This is a key question I think all 3PLs should ask themselves. Their customer (the person who pays the bill) may be a big manufacturer or retailer. This manufacturer or retailer may have a set of needs they articulate to the 3PL but the real need they have is to add value, through their supply chain, to the customer of their customer - usually the consumer. If a 3PL can add value to that supply chain, in the eyes of the consumer (The person who pays the ultimate bill) then I am sure the customer (the manufacturer or retailer) will be happy with the 3PL. Given this statement, why do so few 3PLs really know the consumer's needs, wants and desires?

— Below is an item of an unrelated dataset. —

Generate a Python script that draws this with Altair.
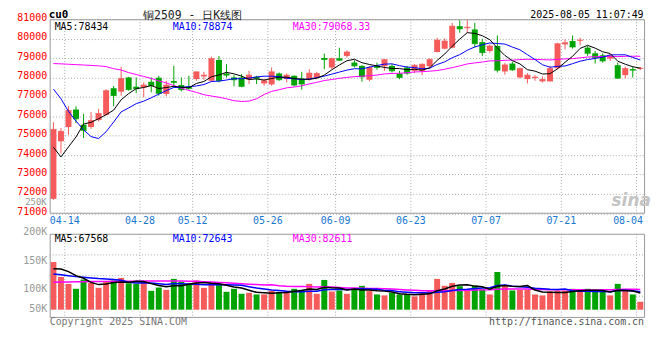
import altair as alt
import pandas as pd

# ---------------- data ----------------
dates = [
    "04-11", "04-14", "04-15", "04-16", "04-17", "04-18", "04-21", "04-22", "04-23", "04-24",
    "04-25", "04-28", "04-29", "04-30", "05-06", "05-07", "05-08", "05-09", "05-12", "05-13",
    "05-14", "05-15", "05-16", "05-19", "05-20", "05-21", "05-22", "05-23", "05-26", "05-27",
    "05-28", "05-29", "05-30", "06-03", "06-04", "06-05", "06-06", "06-09", "06-10", "06-11",
    "06-12", "06-13", "06-16", "06-17", "06-18", "06-19", "06-20", "06-23", "06-24", "06-25",
    "06-26", "06-27", "06-30", "07-01", "07-02", "07-03", "07-04", "07-07", "07-08", "07-09",
    "07-10", "07-11", "07-14", "07-15", "07-16", "07-17", "07-18", "07-21", "07-22", "07-23",
    "07-24", "07-25", "07-28", "07-29", "07-30", "07-31", "08-01", "08-04", "08-05",
]
opens = [
    71742, 74708, 75442, 76345, 75561, 75442, 75800, 76073, 77436, 77266,
    78000, 77522, 77488, 77777, 77982, 77147, 77812, 77607, 77539, 77914,
    78050, 77829, 78903, 78204, 78000, 78000, 77880, 78034, 77692, 77641,
    78204, 77914, 78085, 77948, 77914, 77982, 79005, 78511, 78988, 79108,
    78766, 78596, 77880, 78596, 78579, 78596, 78204, 78511, 78340, 78340,
    78579, 79312, 79482, 79534, 80642, 80540, 80471, 79823, 79363, 79619,
    78306, 78715, 78000, 77914, 77965, 77795, 77795, 78477, 79704, 79875,
    79892, 79534, 79244, 79142, 78971, 78630, 78119, 78426, 78443,
]
highs = [
    75697, 75390, 76516, 76516, 76124, 76209, 76379, 77402, 77556, 78545,
    78033, 78000, 77744, 78000, 78085, 77829, 78596, 78000, 78085, 78300,
    78289, 79073, 79107, 78681, 78118, 78170, 78340, 78085, 77914, 78511,
    78255, 78204, 78118, 78289, 78425, 78289, 79227, 79022, 79534, 79397,
    78886, 78630, 78596, 78766, 78937, 78681, 78340, 78596, 78681, 78715,
    78988, 80045, 80011, 80812, 80948, 80983, 80812, 79994, 79704, 80164,
    78749, 78800, 78511, 78221, 78119, 78051, 78596, 79790, 79960, 80164,
    80045, 79619, 79363, 79244, 79193, 78766, 78562, 78562, 78545,
]
lows = [
    71691, 74077, 75050, 75646, 74879, 75356, 75731, 76039, 76516, 77062,
    77317, 77198, 76977, 77232, 77062, 77028, 77488, 77283, 77368, 77829,
    77880, 77778, 77744, 78000, 77539, 77488, 77658, 77658, 77573, 77573,
    77829, 77744, 77539, 77368, 77829, 77914, 78426, 78426, 78852, 79022,
    78511, 77777, 77795, 78392, 78340, 78255, 77914, 78136, 78221, 78119,
    78460, 79278, 79449, 79500, 80301, 80301, 79534, 79108, 79278, 78255,
    78136, 78340, 77948, 77693, 77829, 77744, 77795, 78426, 79449, 79483,
    79653, 79108, 78715, 78766, 78852, 77914, 77948, 78000, 78374,
]
closes = [
    75322, 75220, 76294, 75868, 75271, 75783, 76141, 77317, 77062, 77948,
    77368, 77419, 77607, 77573, 77181, 77607, 77744, 77368, 77437, 78289,
    78118, 78971, 77829, 78119, 77880, 77539, 78118, 77948, 77829, 78289,
    77880, 78118, 77607, 77658, 78221, 78204, 78920, 78971, 78886, 79312,
    78596, 78033, 78511, 78511, 78920, 78340, 78000, 78221, 78630, 78681,
    78920, 79926, 79875, 80642, 80505, 80590, 79738, 79278, 79619, 78374,
    78647, 78391, 78460, 78119, 78017, 77897, 78460, 79738, 79790, 79568,
    79926, 79244, 79022, 78852, 79108, 77965, 78460, 78374, 78477,
]
volumes = [
    146200, 117400, 104000, 94400, 112300, 105900, 96300, 109100, 110400, 115500,
    105200, 104000, 107200, 90500, 96900, 92400, 113600, 108400, 104000, 110400,
    96300, 107200, 104000, 88600, 94400, 84800, 86700, 83500, 83500, 90500,
    88600, 90500, 94400, 92400, 104000, 84800, 111600, 89200, 91200, 84800,
    94400, 100200, 90000, 83500, 81600, 86700, 83500, 83500, 79700, 86000,
    90500, 113600, 100200, 105900, 99500, 92400, 100200, 93700, 83500, 127000,
    100200, 91200, 92400, 92400, 83500, 81600, 89200, 90500, 90500, 94400,
    89200, 94400, 88600, 88600, 81600, 104000, 92400, 83500, 69400,
]

# moving-average values at the left edge (their history lies before the chart)
ma5_head = [74400, 73900, 74420, 74930]
ma10_head = [77400, 76900, 76250, 75750, 75300, 74950, 74850, 75200, 75700]
ma30_head = [
    78715, 78700, 78680, 78660, 78640, 78620, 78596, 78560, 78450, 78380,
    78250, 78150, 78050, 77950, 77820, 77720, 77580, 77450, 77330, 77230,
    77110, 77040, 76980, 76900, 76800, 76760, 76780, 76900, 77120,
]
vma5_head = [133400, 132800, 127600, 120000]
vma10_head = [123100, 121800, 119900, 118000, 116700, 115500, 114200, 113600, 112300]
vma30_head = [
    107200, 107500, 107800, 108000, 108200, 108400, 108600, 108800, 109000, 109100,
    109200, 109300, 109400, 109500, 109500, 109500, 109500, 109400, 109200, 109000,
    108300, 107500, 106800, 106000, 105200, 104300, 103400, 102600, 102000,
]

price_ticks = [71000, 72000, 73000, 74000, 75000, 76000, 77000, 78000, 79000, 80000, 81000]
volume_ticks = [50000, 100000, 150000, 200000]
volume_grid = [80000, 120000, 160000]
label_dates = ["04-14", "04-28", "05-12", "05-26", "06-09", "06-23", "07-07", "07-21", "08-04"]


def moving_average(values, n, head):
    s = pd.Series(values, dtype=float).rolling(n).mean()
    s.iloc[: len(head)] = head
    return s


df = pd.DataFrame({
    "date": dates, "open": opens, "high": highs, "low": lows,
    "close": closes, "volume": volumes,
})
df["ma5"] = moving_average(closes, 5, ma5_head)
df["ma10"] = moving_average(closes, 10, ma10_head)
df["ma30"] = moving_average(closes, 30, ma30_head)
df["vma5"] = moving_average(volumes, 5, vma5_head)
df["vma10"] = moving_average(volumes, 10, vma10_head)
df["vma30"] = moving_average(volumes, 30, vma30_head)

ticks_df = pd.DataFrame({"date": label_dates})
one = pd.DataFrame({"k": [0]})

# ---------------- styling ----------------
MONO = "DejaVu Sans Mono"
UP, DOWN = "#f55b5b", "#00a300"
GRID = "#aaaaaa"
W, H = 599, 300
P_TOP, P_BOT = 0, 195.5
V_TOP, V_BOT = 216.7, 300
VOL_BASE = 54000

xs = alt.Scale(type="band", paddingInner=0, paddingOuter=0)
ps = alt.Scale(domain=[71000, 81000], range=[P_BOT, P_TOP], nice=False, zero=False)
vs = alt.Scale(domain=[40000, 200000], range=[V_BOT, V_TOP], nice=False, zero=False)

X = alt.X("date:O", scale=xs, axis=None, title=None)
XR = alt.X("date:O", scale=xs, axis=None, title=None, bandPosition=1)
col = alt.condition("datum.close >= datum.open", alt.value(UP), alt.value(DOWN))

base = alt.Chart(df)
src1 = alt.Chart(one)

price_axis = alt.Axis(
    values=price_ticks, format="d", labelColor="#ff0000", labelFont=MONO, labelFontSize=10,
    ticks=False, domain=False, grid=True, gridColor=GRID, gridDash=[1, 2],
    labelPadding=3, labelOffset=-2, labelOverlap=False,
)
vol_axis = alt.Axis(
    values=volume_ticks, orient="left", labelExpr="format(datum.value / 1000, 'd') + 'K'",
    labelColor="#999999", labelFont=MONO, labelFontSize=10,
    ticks=False, domain=False, grid=False, labelPadding=3, labelOverlap=False,
    labelOffset={"expr": "datum.value == 200000 ? -3 : "
                         "datum.value == 100000 ? 3 : datum.value == 50000 ? -3 : 0"},
)

layers = []

# panel grids
layers.append(alt.Chart(ticks_df).mark_rule(color=GRID, strokeDash=[1, 2]).encode(
    x=XR, y=alt.value(P_TOP), y2=alt.value(P_BOT)))
layers.append(alt.Chart(ticks_df).mark_rule(color=GRID, strokeDash=[1, 2]).encode(
    x=XR, y=alt.value(V_TOP), y2=alt.value(V_BOT)))
layers.append(alt.Chart(pd.DataFrame({"v": volume_grid})).mark_rule(color=GRID, strokeDash=[1, 2]).encode(
    y=alt.Y("v:Q", scale=vs, axis=None, title=None), x=alt.value(0), x2=alt.value(W)))

# candles
layers.append(base.mark_rule(strokeWidth=1).encode(
    x=X, y=alt.Y("high:Q", scale=ps, axis=None, title=None), y2="low:Q", color=col))
layers.append(base.mark_bar(size=6).encode(
    x=X, y=alt.Y("open:Q", scale=ps, axis=price_axis, title=None), y2="close:Q", color=col))
layers.append(base.mark_tick(orient="horizontal", size=6, thickness=1).encode(
    x=X, y=alt.Y("close:Q", scale=ps, axis=None, title=None), color=col))

# volume bars
layers.append(base.mark_bar(size=6).encode(
    x=X, y=alt.Y("volume:Q", scale=vs, axis=vol_axis, title=None), y2=alt.datum(VOL_BASE), color=col))

# moving averages
for field, color, scale, width in [
    ("ma30", "#ff00ff", ps, 1), ("ma10", "#0000ff", ps, 1), ("ma5", "#000000", ps, 1),
    ("vma30", "#ff00ff", vs, 1.5), ("vma10", "#0000ff", vs, 1.5), ("vma5", "#000000", vs, 1.5),
]:
    layers.append(base.mark_line(color=color, strokeWidth=width).encode(
        x=X, y=alt.Y(f"{field}:Q", scale=scale, axis=None, title=None)))

# panel frames
for top, bot in [(P_TOP + 0.5, P_BOT), (V_TOP, V_BOT + 0.5)]:
    layers.append(src1.mark_rect(fillOpacity=0, stroke="#999999", strokeWidth=1).encode(
        x=alt.value(0.5), x2=alt.value(W + 0.5), y=alt.value(top), y2=alt.value(bot)))

# date labels
BLUE = "#1a78d2"
layers.append(alt.Chart(ticks_df.iloc[:-1]).mark_text(
    font=MONO, fontSize=10, color=BLUE, align="center", baseline="middle").encode(
    x=XR, y=alt.value(203), text="date:N"))
layers.append(alt.Chart(ticks_df.iloc[-1:]).mark_text(
    font=MONO, fontSize=10, color=BLUE, align="right", baseline="middle", dx=6.5).encode(
    x=XR, y=alt.value(203), text="date:N"))


def note(text, x, y, color="#000000", size=10, align="left", font=MONO, weight="normal", style="normal"):
    return src1.mark_text(text=text, align=align, baseline="middle", font=font, fontSize=size,
                          color=color, fontWeight=weight, fontStyle=style).encode(
        x=alt.value(x), y=alt.value(y))


layers += [
    note("cu0", -1, -4.2, size=11, weight="bold"),
    note("铜2509 - 日K线图", 144, -3.3, color="#222222", size=11.5, align="center"),
    note("2025-08-05 11:07:49", 598.5, -4.5, size=10, align="right"),
    note("MA5:78434", 5, 7.5),
    note("MA10:78874", 124, 7.5, color="#0000ff"),
    note("MA30:79068.33", 245, 7.5, color="#ff00ff"),
    note("MA5:67568", 5, 221),
    note("MA10:72643", 124, 221, color="#0000ff"),
    note("MA30:82611", 245, 221, color="#ff00ff"),
    note("250K", -3, 184.2, color="#999999", size=9, align="right"),
    note("Copyright 2025 SINA.COM", 0, 305, color="#777777"),
    note("http://finance.sina.com.cn", 599, 305.5, color="#555555", align="right"),
    note("sina", 586, 183, color="#c4c4c4", size=17, align="center", font="DejaVu Sans",
         weight="bold", style="italic"),
]

chart = alt.layer(*layers).resolve_scale(y="independent").properties(
    width=W, height=H,
    autosize=alt.AutoSizeParams(type="none"),
    padding={"left": 42, "top": 10, "right": 8, "bottom": 30},
).configure_view(stroke=None)

chart.save("out.html", embed_options={"renderer": "svg", "actions": False})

If you are a 3PL you can do two things: 1) You can require a detailed statement of work, hundreds of pages including convoluted metrics and then you execute against this document. Does the consumer (again, your customer's customer) see value in what you are doing? Does that value accrue to the manufacturer or retailer and add real value? In this situation, the one most 3PLs play in, the 3PL does not care. They are executing "to the contract".
In the second and preferred situation the 3PL really takes it upon themselves to fully understand the needs of the consumer. From this they formulate a plan in conjunction with the manufacturer or retailer which outlines what services are needed to add value and have that value accrue back to the manufacturer or retailer. This is the preferred method. This is the method some sub-assembly providers give to auto companies; they help shape the business and not just do what they are told.
The analogy to this situation is what your mother most likely told you when you were young: If so and so told you to jump off a bridge would you? Unfortunately, a lot of 3Pls will jump off the bridge if they are told to.
I submit 3PLs need to spend time doing market research and living with the consumer of the products of the companies they are servicing. Once they do that they will truly not what is needed and not just wanted.